__DO THIS__
Write out word for word each line of the records, beginning at the first and stopping after the line with "3.25, 3.27, 3.31, 3.39, 3.57, 3.64]". Leave the pictures out.

[Figure scripts]
****************

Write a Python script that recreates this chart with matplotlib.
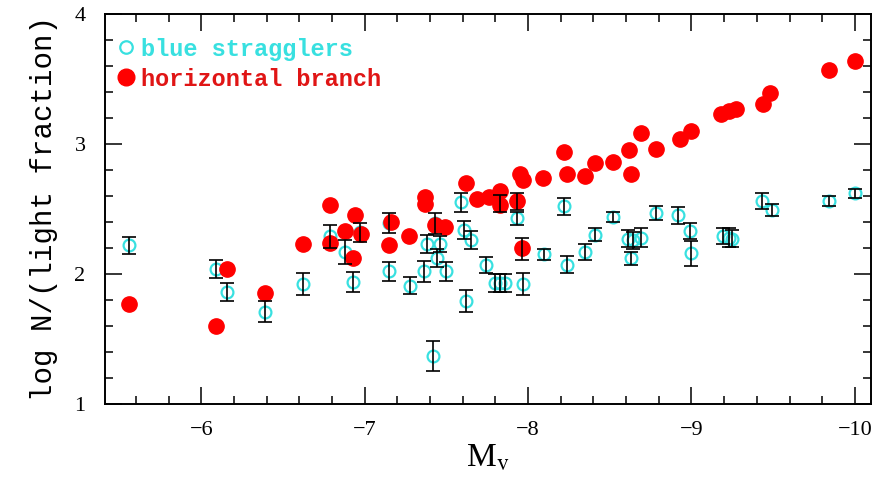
import matplotlib
matplotlib.use("Agg")
import matplotlib.pyplot as plt
from matplotlib.ticker import MultipleLocator
from matplotlib.lines import Line2D

plt.rcParams["mathtext.fontset"] = "stix"

# horizontal branch stars (filled red)
hb_mv = [-5.56, -6.09, -6.16, -6.39, -6.62, -6.79, -6.79, -6.88, -6.94, -6.98,
         -6.93, -7.16, -7.15, -7.27, -7.37, -7.37, -7.43, -7.49, -7.62, -7.69,
         -7.76, -7.83, -7.83, -7.93, -7.95, -7.97, -7.96, -8.09, -8.22, -8.24,
         -8.35, -8.41, -8.52, -8.62, -8.63, -8.69, -8.78, -8.93, -9.00, -9.18,
         -9.23, -9.27, -9.44, -9.48, -9.84, -10.00]
hb_logn = [1.77, 1.60, 2.04, 1.85, 2.23, 2.53, 2.24, 2.33, 2.45, 2.31,
           2.12, 2.40, 2.22, 2.29, 2.59, 2.54, 2.38, 2.36, 2.70, 2.58,
           2.59, 2.64, 2.53, 2.56, 2.77, 2.72, 2.20, 2.74, 2.94, 2.77,
           2.75, 2.85, 2.86, 2.95, 2.77, 3.08, 2.96, 3.04, 3.10, 3.23,
           3.25, 3.27, 3.31, 3.39, 3.57, 3.64]

# blue stragglers (open cyan with error bars)
bs_mv = [-5.56, -6.09, -6.16, -6.39, -6.62, -6.79, -6.88, -6.93, -6.97, -7.15,
         -7.15, -7.28, -7.36, -7.38, -7.42, -7.43, -7.44, -7.46, -7.50, -7.59,
         -7.61, -7.65, -7.62, -7.74, -7.80, -7.83, -7.86, -7.83, -7.93, -7.93,
         -7.96, -7.97, -8.10, -8.22, -8.24, -8.35, -8.41, -8.52, -8.61, -8.64,
         -8.63, -8.69, -8.78, -8.92, -8.99, -9.00, -9.19, -9.23, -9.25, -9.43,
         -9.49, -9.84, -10.00]
bs_logn = [2.22, 2.04, 1.86, 1.71, 1.92, 2.29, 2.17, 1.94, 2.32, 2.02,
           2.39, 1.91, 2.02, 2.23, 1.37, 2.39, 2.12, 2.23, 2.02, 2.55,
           2.34, 2.26, 1.79, 2.07, 1.93, 1.93, 1.93, 2.54, 2.56, 2.43,
           2.19, 1.92, 2.15, 2.52, 2.07, 2.17, 2.30, 2.44, 2.27, 2.26,
           2.12, 2.28, 2.47, 2.45, 2.33, 2.16, 2.29, 2.28, 2.27, 2.56,
           2.49, 2.56, 2.62]
bs_err = [0.065, 0.07, 0.07, 0.08, 0.085, 0.09, 0.09, 0.075, 0.075, 0.075,
          0.075, 0.065, 0.08, 0.07, 0.115, 0.08, 0.07, 0.06, 0.075, 0.075,
          0.07, 0.07, 0.085, 0.06, 0.07, 0.07, 0.07, 0.065, 0.065, 0.05,
          0.085, 0.085, 0.045, 0.065, 0.065, 0.06, 0.05, 0.04, 0.065, 0.065,
          0.05, 0.07, 0.055, 0.065, 0.06, 0.095, 0.06, 0.07, 0.065, 0.06,
          0.045, 0.04, 0.035]

cyan = "#38e0e0"
red = "#ff0000"

fig = plt.figure(figsize=(8.89, 4.91), dpi=100)
ax = fig.add_axes([0.118, 0.177, 0.862, 0.795])

ax.plot(bs_mv, bs_logn, "o", ms=8.5, mfc="none", mec=cyan, mew=1.6, zorder=1)
ax.plot(hb_mv, hb_logn, "o", ms=11, color=red, mec=red, zorder=2)
ax.errorbar(bs_mv, bs_logn, yerr=bs_err, fmt="none", ecolor="black",
            elinewidth=1.2, capsize=4.8, capthick=1.2, zorder=3)

ax.set_xlim(-5.41, -10.1)
ax.set_ylim(1, 4)
ax.xaxis.set_major_locator(MultipleLocator(1))
ax.xaxis.set_minor_locator(MultipleLocator(0.2))
ax.yaxis.set_major_locator(MultipleLocator(1))
ax.yaxis.set_minor_locator(MultipleLocator(0.2))
ax.tick_params(which="both", direction="in", top=True, right=True, width=1.1)
ax.tick_params(which="major", length=12, labelsize=16)
ax.tick_params(axis="x", which="major", pad=12)
ax.tick_params(axis="y", which="major", pad=14)
ax.tick_params(which="minor", length=6)
for lab in ax.get_xticklabels() + ax.get_yticklabels():
    lab.set_family("Liberation Serif")
for s in ax.spines.values():
    s.set_linewidth(1.4)

ax.set_xlabel(r"M$_{\mathrm{v}}$", fontsize=24, family="Liberation Serif", labelpad=2)
ax.set_ylabel("log N/(light fraction)", fontsize=21, family="Liberation Mono",
              labelpad=12)

handles = [Line2D([], [], ls="none", marker="o", ms=9, mfc="none", mec=cyan, mew=1.6),
           Line2D([], [], ls="none", marker="o", ms=12, color=red)]
ax.legend(handles, ["blue stragglers", "horizontal branch"], loc="upper left",
          frameon=False, handlelength=0.6, handletextpad=0.35, labelspacing=0.3,
          borderaxespad=0.2, bbox_to_anchor=(0.0, 0.975),
          prop={"family": "Liberation Mono", "weight": "bold", "size": 17},
          labelcolor=[cyan, "#e01515"])

fig.savefig("out.png", dpi=100)
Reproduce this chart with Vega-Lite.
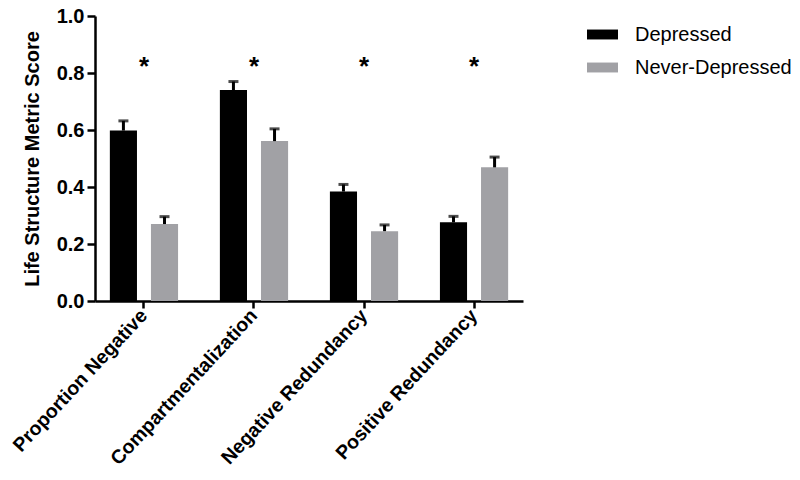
{
  "$schema": "https://vega.github.io/schema/vega-lite/v6.json",
  "width": 428,
  "height": 285,
  "autosize": "none",
  "padding": {"left": 95, "top": 16, "right": 277, "bottom": 179},
  "background": "white",
  "config": {"view": {"stroke": null}, "font": "Liberation Sans"},
  "data": {"values": [
    {"metric": "Proportion Negative", "group": "Depressed", "mean": 0.598, "upper": 0.632},
    {"metric": "Proportion Negative", "group": "Never-Depressed", "mean": 0.270, "upper": 0.296},
    {"metric": "Compartmentalization", "group": "Depressed", "mean": 0.740, "upper": 0.770},
    {"metric": "Compartmentalization", "group": "Never-Depressed", "mean": 0.561, "upper": 0.604},
    {"metric": "Negative Redundancy", "group": "Depressed", "mean": 0.384, "upper": 0.409},
    {"metric": "Negative Redundancy", "group": "Never-Depressed", "mean": 0.245, "upper": 0.267},
    {"metric": "Positive Redundancy", "group": "Depressed", "mean": 0.276, "upper": 0.297},
    {"metric": "Positive Redundancy", "group": "Never-Depressed", "mean": 0.469, "upper": 0.505}
  ]},
  "encoding": {
    "x": {
      "field": "metric", "type": "nominal",
      "sort": ["Proportion Negative", "Compartmentalization", "Negative Redundancy", "Positive Redundancy"],
      "scale": {"paddingInner": 0.38, "paddingOuter": 0.135},
      "axis": {
        "title": null, "labelAngle": -47, "labelFontSize": 19.5, "labelFontWeight": "bold", "labelLimit": 0,
        "labelColor": "black", "labelAlign": "right", "labelBaseline": "middle", "labelPadding": 4,
        "domainColor": "black", "domainWidth": 2.5, "tickColor": "black", "tickWidth": 2.5, "tickSize": 7,
        "grid": false
      }
    }
  },
  "layer": [
    {
      "mark": {"type": "bar"},
      "encoding": {
        "xOffset": {"field": "group", "type": "nominal", "scale": {"paddingInner": 0.34, "paddingOuter": 0}},
        "y": {
          "field": "mean", "type": "quantitative",
          "scale": {"domain": [0, 1], "nice": false},
          "axis": {
            "title": "Life Structure Metric Score", "titleFontSize": 20, "titleFontWeight": "bold",
            "titleColor": "black", "titlePadding": 14,
            "values": [0, 0.2, 0.4, 0.6, 0.8, 1.0], "format": ".1f",
            "labelFontSize": 20, "labelFontWeight": "bold", "labelColor": "black", "labelPadding": 3,
            "domainColor": "black", "domainWidth": 2.5, "tickColor": "black", "tickWidth": 2.5, "tickSize": 8,
            "grid": false
          }
        },
        "color": {
          "field": "group", "type": "nominal",
          "scale": {"domain": ["Depressed", "Never-Depressed"], "range": ["#000000", "#a1a1a5"]},
          "legend": {
            "title": null, "orient": "none", "legendX": 492, "legendY": 3, "padding": 0,
            "symbolType": "M-1,-0.32H1V0.32H-1Z", "symbolSize": 961, "symbolStrokeWidth": 0,
            "labelFontSize": 20, "labelColor": "black", "labelOffset": 17, "rowPadding": 7
          }
        }
      }
    },
    {
      "mark": {"type": "rule", "color": "black", "strokeWidth": 3},
      "encoding": {
        "xOffset": {"field": "group", "type": "nominal"},
        "y": {"field": "mean", "type": "quantitative"},
        "y2": {"field": "upper"}
      }
    },
    {
      "mark": {"type": "tick", "color": "black", "thickness": 3, "size": 10},
      "encoding": {
        "xOffset": {"field": "group", "type": "nominal"},
        "y": {"field": "upper", "type": "quantitative"}
      }
    },
    {
      "transform": [{"filter": "datum.group === 'Depressed'"}],
      "mark": {"type": "text", "fontSize": 26, "fontWeight": "bold", "color": "black", "baseline": "middle"},
      "encoding": {
        "y": {"datum": 0.82},
        "text": {"value": "*"}
      }
    }
  ]
}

****************

__SOLUTION TO THE EXERCISE__
Write a Python script that recreates this chart with matplotlib.
import matplotlib
matplotlib.use("Agg")
import matplotlib.pyplot as plt
from matplotlib.ticker import MultipleLocator
from matplotlib.lines import Line2D

plt.rcParams["mathtext.fontset"] = "stix"

# horizontal branch stars (filled red)
hb_mv = [-5.56, -6.09, -6.16, -6.39, -6.62, -6.79, -6.79, -6.88, -6.94, -6.98,
         -6.93, -7.16, -7.15, -7.27, -7.37, -7.37, -7.43, -7.49, -7.62, -7.69,
         -7.76, -7.83, -7.83, -7.93, -7.95, -7.97, -7.96, -8.09, -8.22, -8.24,
         -8.35, -8.41, -8.52, -8.62, -8.63, -8.69, -8.78, -8.93, -9.00, -9.18,
         -9.23, -9.27, -9.44, -9.48, -9.84, -10.00]
hb_logn = [1.77, 1.60, 2.04, 1.85, 2.23, 2.53, 2.24, 2.33, 2.45, 2.31,
           2.12, 2.40, 2.22, 2.29, 2.59, 2.54, 2.38, 2.36, 2.70, 2.58,
           2.59, 2.64, 2.53, 2.56, 2.77, 2.72, 2.20, 2.74, 2.94, 2.77,
           2.75, 2.85, 2.86, 2.95, 2.77, 3.08, 2.96, 3.04, 3.10, 3.23,
           3.25, 3.27, 3.31, 3.39, 3.57, 3.64]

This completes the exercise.